One area good bosses really hone in on is understanding their employee’s professional goals. What do they want out of working there? Where do they want to be in five years?
It may seem too personal, but speaking individually with employees about their goals helps for many reasons. You’ll build rapport with people and gather valuable information.
For example, you’ll know who is interested in potential leadership opportunities when they arise.
A little “thank you” goes a long way. It’s easy to overthink how to be a good manager, but this is about as simple and effective as it gets.
Studies show that 79 percent of people who quit jobs due to their boss say a lack of appreciation was a major reason. That’s 4 out of 5 employees. It’s no understatement that saying thank you is absolutely imperative to keep your best staff on your payroll.
Gratitude doesn’t always have to mean a cash bonus or an expensive employee lunch. It can also be as simple as saying thank you or giving out cards explaining why you appreciate your people.
You might consider having your employees take the love language test. This will give you valuable information as to how people who work for you like to feel appreciated.
For some, words or quality time is enough. For others, a physical gift might be the key to their heart.
The best leaders understand the value of delegation. They recognize that you can’t do this—whatever this looks like for you—on their own.
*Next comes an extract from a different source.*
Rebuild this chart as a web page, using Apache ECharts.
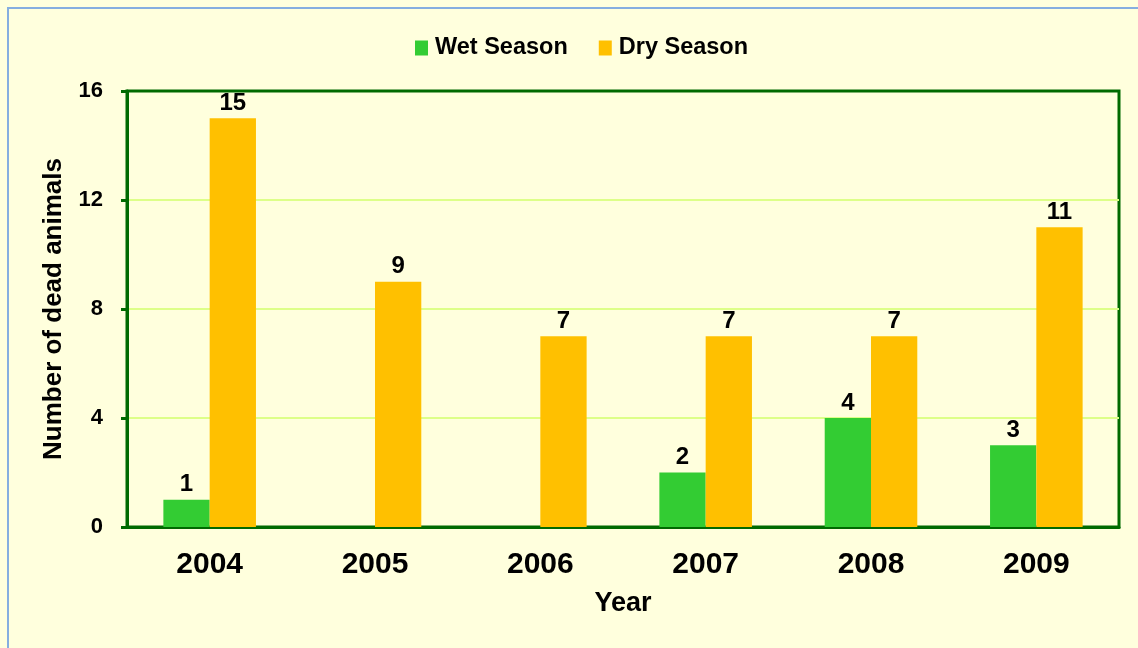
<!DOCTYPE html>
<html lang="en">
<head>
    <meta charset="UTF-8">
    <title>Number of dead animals by season</title>
    <script src="https://cdn.jsdelivr.net/npm/echarts/dist/echarts.min.js"></script>
    <style>
        html, body { margin: 0; padding: 0; background: #FFFFDD; }
        #frame {
            position: absolute; left: 7px; top: 7px;
            width: 1140px; height: 650px;
            border: 2px solid #86AEE0;
            box-sizing: border-box;
        }
        #chart { position: absolute; left: 0; top: 0; width: 1138px; height: 648px; }
    </style>
</head>
<body>
    <div id="frame"></div>
    <div id="chart"></div>

    <script>
        var years = ['2004', '2005', '2006', '2007', '2008', '2009'];
        var wetSeason = [1, 0, 0, 2, 4, 3];
        var drySeason = [15, 9, 7, 7, 7, 11];

        var fontName = '"Liberation Sans", Arial, sans-serif';
        var darkGreen = '#006A00';

        var chart = echarts.init(document.getElementById('chart'));

        // zero bars get no label
        function valueLabel(p) {
            return p.value === 0 ? '' : p.value;
        }

        var option = {
            backgroundColor: 'transparent',
            textStyle: { fontFamily: fontName },
            legend: {
                top: 31,
                left: 410,
                icon: 'rect',
                itemWidth: 13,
                itemHeight: 15,
                itemGap: 31,
                textStyle: { fontSize: 23.5, fontWeight: 'bold', color: '#000', fontFamily: fontName, padding: [0, 0, 0, 2] },
                data: ['Wet Season', 'Dry Season']
            },
            grid: {
                left: 127, right: 19, top: 91, bottom: 121,
                show: true,
                borderColor: darkGreen,
                borderWidth: 3,
                backgroundColor: 'transparent'
            },
            xAxis: {
                type: 'category',
                data: years,
                name: 'Year',
                nameLocation: 'middle',
                nameGap: 63,
                nameTextStyle: { fontSize: 27, fontWeight: 'bold', color: '#000', fontFamily: fontName },
                axisLine: { lineStyle: { color: darkGreen, width: 3 } },
                axisTick: { length: 8, lineStyle: { color: darkGreen, width: 3 } },
                axisLabel: { margin: 23, fontSize: 30, fontWeight: 'bold', color: '#000', fontFamily: fontName }
            },
            yAxis: {
                type: 'value',
                min: 0,
                max: 16,
                interval: 4,
                name: 'Number of dead animals',
                nameLocation: 'middle',
                nameGap: 60,
                nameTextStyle: { fontSize: 26, fontWeight: 'bold', color: '#000', fontFamily: fontName },
                axisLine: { show: true, lineStyle: { color: darkGreen, width: 3 } },
                axisTick: { show: true, length: 6, lineStyle: { color: darkGreen, width: 3 } },
                axisLabel: { margin: 24, fontSize: 22, fontWeight: 'bold', color: '#000', fontFamily: fontName },
                splitLine: { showMaxLine: false, lineStyle: { color: '#DDFF88', width: 2 } }
            },
            series: [
                {
                    name: 'Wet Season',
                    type: 'bar',
                    data: wetSeason,
                    barGap: '0%',
                    barCategoryGap: '44%',
                    itemStyle: { color: '#33CC33' },
                    label: {
                        show: true, position: 'top', distance: 3,
                        fontSize: 24, fontWeight: 'bold', color: '#000', fontFamily: fontName,
                        formatter: valueLabel
                    }
                },
                {
                    name: 'Dry Season',
                    type: 'bar',
                    data: drySeason,
                    itemStyle: { color: '#FFC000' },
                    label: {
                        show: true, position: 'top', distance: 3,
                        fontSize: 24, fontWeight: 'bold', color: '#000', fontFamily: fontName,
                        formatter: valueLabel
                    }
                }
            ]
        };

        chart.setOption(option);
    </script>
</body>
</html>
The sooner you apply this to your business, the better. Employees are desperate for challenges and the authority to make their own choices. You’re paying them to do a job, so let them do it!
Micromanagement and manipulation are some of the worst traits a boss can develop. You wouldn’t want someone to do that to you. Make sure you aren’t doing it to your people, either.
How to Be a Better Boss
Knowing how to be a better boss can feel overwhelming. It’s lonely at the top, but being a great leader is a lot simpler than many areas of business.
Ultimately, it comes down to treating your employees with respect and empathizing with them. Showing them you value and respect their contributions while not taking your own position too seriously is key to keeping your best staff around.